Pictures do not belong in the copy, so please give every entry below again exactly.
>> start GIVEN DATA
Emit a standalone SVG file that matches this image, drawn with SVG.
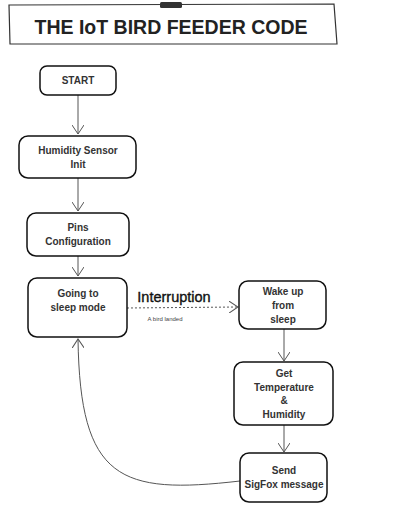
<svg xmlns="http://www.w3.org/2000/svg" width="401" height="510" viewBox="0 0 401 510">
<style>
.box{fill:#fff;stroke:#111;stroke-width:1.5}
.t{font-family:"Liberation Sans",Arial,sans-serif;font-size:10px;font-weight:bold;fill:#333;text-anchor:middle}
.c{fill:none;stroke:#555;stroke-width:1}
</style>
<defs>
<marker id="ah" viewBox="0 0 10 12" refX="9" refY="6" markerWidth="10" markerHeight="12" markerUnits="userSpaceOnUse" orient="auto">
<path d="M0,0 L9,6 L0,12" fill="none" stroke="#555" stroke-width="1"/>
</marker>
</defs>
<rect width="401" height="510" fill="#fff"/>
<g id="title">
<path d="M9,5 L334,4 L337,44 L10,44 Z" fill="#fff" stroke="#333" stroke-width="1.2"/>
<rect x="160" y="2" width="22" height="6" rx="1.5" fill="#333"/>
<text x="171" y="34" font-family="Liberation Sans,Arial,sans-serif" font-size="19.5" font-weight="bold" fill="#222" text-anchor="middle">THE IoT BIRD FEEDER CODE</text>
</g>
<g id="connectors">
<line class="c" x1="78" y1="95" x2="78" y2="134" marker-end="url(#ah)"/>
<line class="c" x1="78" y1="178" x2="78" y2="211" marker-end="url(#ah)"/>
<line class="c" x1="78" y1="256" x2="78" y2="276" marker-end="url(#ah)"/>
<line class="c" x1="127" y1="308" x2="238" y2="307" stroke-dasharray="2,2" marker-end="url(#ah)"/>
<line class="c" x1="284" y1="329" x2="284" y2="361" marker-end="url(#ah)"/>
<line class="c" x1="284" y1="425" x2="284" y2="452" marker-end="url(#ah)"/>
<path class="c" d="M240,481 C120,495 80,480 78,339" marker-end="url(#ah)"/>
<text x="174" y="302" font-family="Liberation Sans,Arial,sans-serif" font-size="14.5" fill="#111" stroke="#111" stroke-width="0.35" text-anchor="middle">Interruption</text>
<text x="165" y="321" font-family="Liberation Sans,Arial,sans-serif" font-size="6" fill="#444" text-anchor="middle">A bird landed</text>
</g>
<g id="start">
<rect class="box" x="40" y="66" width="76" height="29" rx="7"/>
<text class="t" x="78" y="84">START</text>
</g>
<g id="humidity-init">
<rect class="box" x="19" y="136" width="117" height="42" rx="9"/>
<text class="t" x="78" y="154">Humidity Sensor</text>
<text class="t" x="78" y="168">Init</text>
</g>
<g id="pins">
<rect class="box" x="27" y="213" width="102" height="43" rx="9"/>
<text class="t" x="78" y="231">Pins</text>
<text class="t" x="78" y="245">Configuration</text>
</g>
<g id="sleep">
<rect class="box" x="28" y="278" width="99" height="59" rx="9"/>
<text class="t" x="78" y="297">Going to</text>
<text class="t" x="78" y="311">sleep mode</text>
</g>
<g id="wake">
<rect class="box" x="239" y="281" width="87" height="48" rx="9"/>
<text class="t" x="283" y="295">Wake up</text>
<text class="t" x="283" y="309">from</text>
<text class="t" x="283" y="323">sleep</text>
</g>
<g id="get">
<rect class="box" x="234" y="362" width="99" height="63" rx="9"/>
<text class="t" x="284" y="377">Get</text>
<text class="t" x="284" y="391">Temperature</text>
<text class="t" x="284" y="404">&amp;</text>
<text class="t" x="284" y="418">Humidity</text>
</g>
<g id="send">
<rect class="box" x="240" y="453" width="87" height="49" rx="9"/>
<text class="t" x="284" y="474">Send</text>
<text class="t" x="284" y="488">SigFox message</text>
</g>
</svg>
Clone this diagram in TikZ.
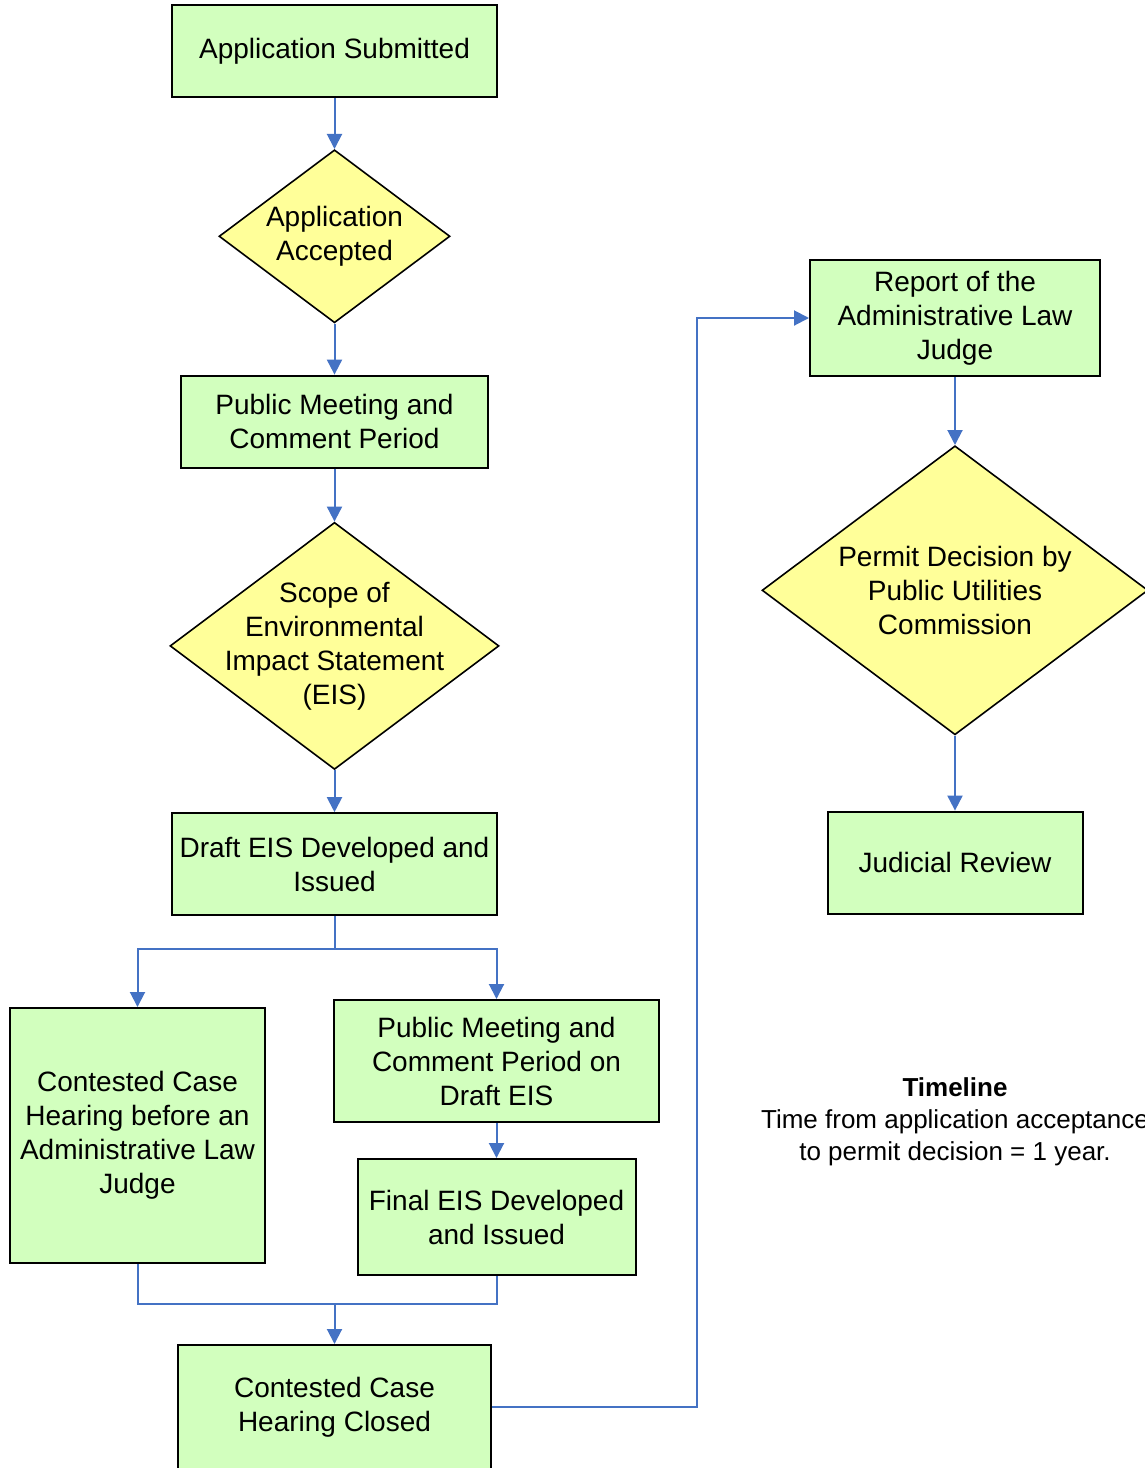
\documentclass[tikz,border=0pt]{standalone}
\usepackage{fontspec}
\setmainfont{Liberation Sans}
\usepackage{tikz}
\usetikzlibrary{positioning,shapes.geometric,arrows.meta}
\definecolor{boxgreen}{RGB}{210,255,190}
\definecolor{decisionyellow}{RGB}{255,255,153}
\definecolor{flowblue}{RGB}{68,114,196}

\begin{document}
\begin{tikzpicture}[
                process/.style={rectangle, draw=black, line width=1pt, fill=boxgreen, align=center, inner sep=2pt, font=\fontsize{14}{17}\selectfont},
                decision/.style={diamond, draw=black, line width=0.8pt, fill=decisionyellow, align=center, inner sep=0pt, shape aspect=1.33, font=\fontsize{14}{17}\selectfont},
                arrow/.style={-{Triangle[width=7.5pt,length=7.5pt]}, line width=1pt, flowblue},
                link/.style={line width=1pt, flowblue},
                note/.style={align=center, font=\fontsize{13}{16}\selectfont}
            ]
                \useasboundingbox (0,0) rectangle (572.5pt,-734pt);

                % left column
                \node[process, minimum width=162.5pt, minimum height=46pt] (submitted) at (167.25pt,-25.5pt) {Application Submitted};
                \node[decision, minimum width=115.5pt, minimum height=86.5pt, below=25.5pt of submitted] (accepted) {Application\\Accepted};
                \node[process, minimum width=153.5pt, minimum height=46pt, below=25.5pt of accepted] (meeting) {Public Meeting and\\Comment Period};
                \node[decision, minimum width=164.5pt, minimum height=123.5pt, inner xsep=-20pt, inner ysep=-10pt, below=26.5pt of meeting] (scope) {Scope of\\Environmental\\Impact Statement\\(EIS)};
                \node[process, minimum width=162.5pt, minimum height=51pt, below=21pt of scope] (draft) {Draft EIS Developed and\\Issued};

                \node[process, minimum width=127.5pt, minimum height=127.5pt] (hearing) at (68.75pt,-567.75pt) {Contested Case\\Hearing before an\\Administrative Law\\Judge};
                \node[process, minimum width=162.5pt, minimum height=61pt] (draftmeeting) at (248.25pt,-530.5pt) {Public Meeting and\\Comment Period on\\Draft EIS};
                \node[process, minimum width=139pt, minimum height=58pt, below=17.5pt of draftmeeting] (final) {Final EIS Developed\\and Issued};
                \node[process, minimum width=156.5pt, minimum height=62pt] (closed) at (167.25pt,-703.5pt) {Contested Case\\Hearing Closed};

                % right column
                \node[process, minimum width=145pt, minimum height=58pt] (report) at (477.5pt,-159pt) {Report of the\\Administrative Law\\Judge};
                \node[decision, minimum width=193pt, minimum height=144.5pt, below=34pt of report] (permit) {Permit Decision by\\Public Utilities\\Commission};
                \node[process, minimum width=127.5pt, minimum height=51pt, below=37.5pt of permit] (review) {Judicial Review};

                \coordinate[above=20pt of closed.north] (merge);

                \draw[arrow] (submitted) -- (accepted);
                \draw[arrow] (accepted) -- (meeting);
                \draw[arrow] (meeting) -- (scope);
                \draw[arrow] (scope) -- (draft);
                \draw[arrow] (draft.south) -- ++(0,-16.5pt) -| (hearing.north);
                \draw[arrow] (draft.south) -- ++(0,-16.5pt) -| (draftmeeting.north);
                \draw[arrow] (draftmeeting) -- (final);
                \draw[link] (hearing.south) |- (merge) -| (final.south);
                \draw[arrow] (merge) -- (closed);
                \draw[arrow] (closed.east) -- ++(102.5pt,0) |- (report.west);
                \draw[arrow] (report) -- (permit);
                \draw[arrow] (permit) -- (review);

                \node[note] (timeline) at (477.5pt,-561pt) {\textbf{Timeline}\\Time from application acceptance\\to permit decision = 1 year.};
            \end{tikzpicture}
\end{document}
>> end GIVEN DATA
• COMPLETE ANSWER:
Emit a standalone SVG file that matches this image, drawn with SVG.
<svg xmlns="http://www.w3.org/2000/svg" width="401" height="510" viewBox="0 0 401 510">
<style>
.box{fill:#fff;stroke:#111;stroke-width:1.5}
.t{font-family:"Liberation Sans",Arial,sans-serif;font-size:10px;font-weight:bold;fill:#333;text-anchor:middle}
.c{fill:none;stroke:#555;stroke-width:1}
</style>
<defs>
<marker id="ah" viewBox="0 0 10 12" refX="9" refY="6" markerWidth="10" markerHeight="12" markerUnits="userSpaceOnUse" orient="auto">
<path d="M0,0 L9,6 L0,12" fill="none" stroke="#555" stroke-width="1"/>
</marker>
</defs>
<rect width="401" height="510" fill="#fff"/>
<g id="title">
<path d="M9,5 L334,4 L337,44 L10,44 Z" fill="#fff" stroke="#333" stroke-width="1.2"/>
<rect x="160" y="2" width="22" height="6" rx="1.5" fill="#333"/>
<text x="171" y="34" font-family="Liberation Sans,Arial,sans-serif" font-size="19.5" font-weight="bold" fill="#222" text-anchor="middle">THE IoT BIRD FEEDER CODE</text>
</g>
<g id="connectors">
<line class="c" x1="78" y1="95" x2="78" y2="134" marker-end="url(#ah)"/>
<line class="c" x1="78" y1="178" x2="78" y2="211" marker-end="url(#ah)"/>
<line class="c" x1="78" y1="256" x2="78" y2="276" marker-end="url(#ah)"/>
<line class="c" x1="127" y1="308" x2="238" y2="307" stroke-dasharray="2,2" marker-end="url(#ah)"/>
<line class="c" x1="284" y1="329" x2="284" y2="361" marker-end="url(#ah)"/>
<line class="c" x1="284" y1="425" x2="284" y2="452" marker-end="url(#ah)"/>
<path class="c" d="M240,481 C120,495 80,480 78,339" marker-end="url(#ah)"/>
<text x="174" y="302" font-family="Liberation Sans,Arial,sans-serif" font-size="14.5" fill="#111" stroke="#111" stroke-width="0.35" text-anchor="middle">Interruption</text>
<text x="165" y="321" font-family="Liberation Sans,Arial,sans-serif" font-size="6" fill="#444" text-anchor="middle">A bird landed</text>
</g>
<g id="start">
<rect class="box" x="40" y="66" width="76" height="29" rx="7"/>
<text class="t" x="78" y="84">START</text>
</g>
<g id="humidity-init">
<rect class="box" x="19" y="136" width="117" height="42" rx="9"/>
<text class="t" x="78" y="154">Humidity Sensor</text>
<text class="t" x="78" y="168">Init</text>
</g>
<g id="pins">
<rect class="box" x="27" y="213" width="102" height="43" rx="9"/>
<text class="t" x="78" y="231">Pins</text>
<text class="t" x="78" y="245">Configuration</text>
</g>
<g id="sleep">
<rect class="box" x="28" y="278" width="99" height="59" rx="9"/>
<text class="t" x="78" y="297">Going to</text>
<text class="t" x="78" y="311">sleep mode</text>
</g>
<g id="wake">
<rect class="box" x="239" y="281" width="87" height="48" rx="9"/>
<text class="t" x="283" y="295">Wake up</text>
<text class="t" x="283" y="309">from</text>
<text class="t" x="283" y="323">sleep</text>
</g>
<g id="get">
<rect class="box" x="234" y="362" width="99" height="63" rx="9"/>
<text class="t" x="284" y="377">Get</text>
<text class="t" x="284" y="391">Temperature</text>
<text class="t" x="284" y="404">&amp;</text>
<text class="t" x="284" y="418">Humidity</text>
</g>
<g id="send">
<rect class="box" x="240" y="453" width="87" height="49" rx="9"/>
<text class="t" x="284" y="474">Send</text>
<text class="t" x="284" y="488">SigFox message</text>
</g>
</svg>
Clone this diagram in TikZ.
\documentclass[tikz,border=0pt]{standalone}
\usepackage{fontspec}
\setmainfont{Liberation Sans}
\usepackage{tikz}
\usetikzlibrary{positioning,shapes.geometric,arrows.meta}
\definecolor{boxgreen}{RGB}{210,255,190}
\definecolor{decisionyellow}{RGB}{255,255,153}
\definecolor{flowblue}{RGB}{68,114,196}

\begin{document}
\begin{tikzpicture}[
                process/.style={rectangle, draw=black, line width=1pt, fill=boxgreen, align=center, inner sep=2pt, font=\fontsize{14}{17}\selectfont},
                decision/.style={diamond, draw=black, line width=0.8pt, fill=decisionyellow, align=center, inner sep=0pt, shape aspect=1.33, font=\fontsize{14}{17}\selectfont},
                arrow/.style={-{Triangle[width=7.5pt,length=7.5pt]}, line width=1pt, flowblue},
                link/.style={line width=1pt, flowblue},
                note/.style={align=center, font=\fontsize{13}{16}\selectfont}
            ]
                \useasboundingbox (0,0) rectangle (572.5pt,-734pt);

                % left column
                \node[process, minimum width=162.5pt, minimum height=46pt] (submitted) at (167.25pt,-25.5pt) {Application Submitted};
                \node[decision, minimum width=115.5pt, minimum height=86.5pt, below=25.5pt of submitted] (accepted) {Application\\Accepted};
                \node[process, minimum width=153.5pt, minimum height=46pt, below=25.5pt of accepted] (meeting) {Public Meeting and\\Comment Period};
                \node[decision, minimum width=164.5pt, minimum height=123.5pt, inner xsep=-20pt, inner ysep=-10pt, below=26.5pt of meeting] (scope) {Scope of\\Environmental\\Impact Statement\\(EIS)};
                \node[process, minimum width=162.5pt, minimum height=51pt, below=21pt of scope] (draft) {Draft EIS Developed and\\Issued};

                \node[process, minimum width=127.5pt, minimum height=127.5pt] (hearing) at (68.75pt,-567.75pt) {Contested Case\\Hearing before an\\Administrative Law\\Judge};
                \node[process, minimum width=162.5pt, minimum height=61pt] (draftmeeting) at (248.25pt,-530.5pt) {Public Meeting and\\Comment Period on\\Draft EIS};
                \node[process, minimum width=139pt, minimum height=58pt, below=17.5pt of draftmeeting] (final) {Final EIS Developed\\and Issued};
                \node[process, minimum width=156.5pt, minimum height=62pt] (closed) at (167.25pt,-703.5pt) {Contested Case\\Hearing Closed};

                % right column
                \node[process, minimum width=145pt, minimum height=58pt] (report) at (477.5pt,-159pt) {Report of the\\Administrative Law\\Judge};
                \node[decision, minimum width=193pt, minimum height=144.5pt, below=34pt of report] (permit) {Permit Decision by\\Public Utilities\\Commission};
                \node[process, minimum width=127.5pt, minimum height=51pt, below=37.5pt of permit] (review) {Judicial Review};

                \coordinate[above=20pt of closed.north] (merge);

                \draw[arrow] (submitted) -- (accepted);
                \draw[arrow] (accepted) -- (meeting);
                \draw[arrow] (meeting) -- (scope);
                \draw[arrow] (scope) -- (draft);
                \draw[arrow] (draft.south) -- ++(0,-16.5pt) -| (hearing.north);
                \draw[arrow] (draft.south) -- ++(0,-16.5pt) -| (draftmeeting.north);
                \draw[arrow] (draftmeeting) -- (final);
                \draw[link] (hearing.south) |- (merge) -| (final.south);
                \draw[arrow] (merge) -- (closed);
                \draw[arrow] (closed.east) -- ++(102.5pt,0) |- (report.west);
                \draw[arrow] (report) -- (permit);
                \draw[arrow] (permit) -- (review);

                \node[note] (timeline) at (477.5pt,-561pt) {\textbf{Timeline}\\Time from application acceptance\\to permit decision = 1 year.};
            \end{tikzpicture}
\end{document}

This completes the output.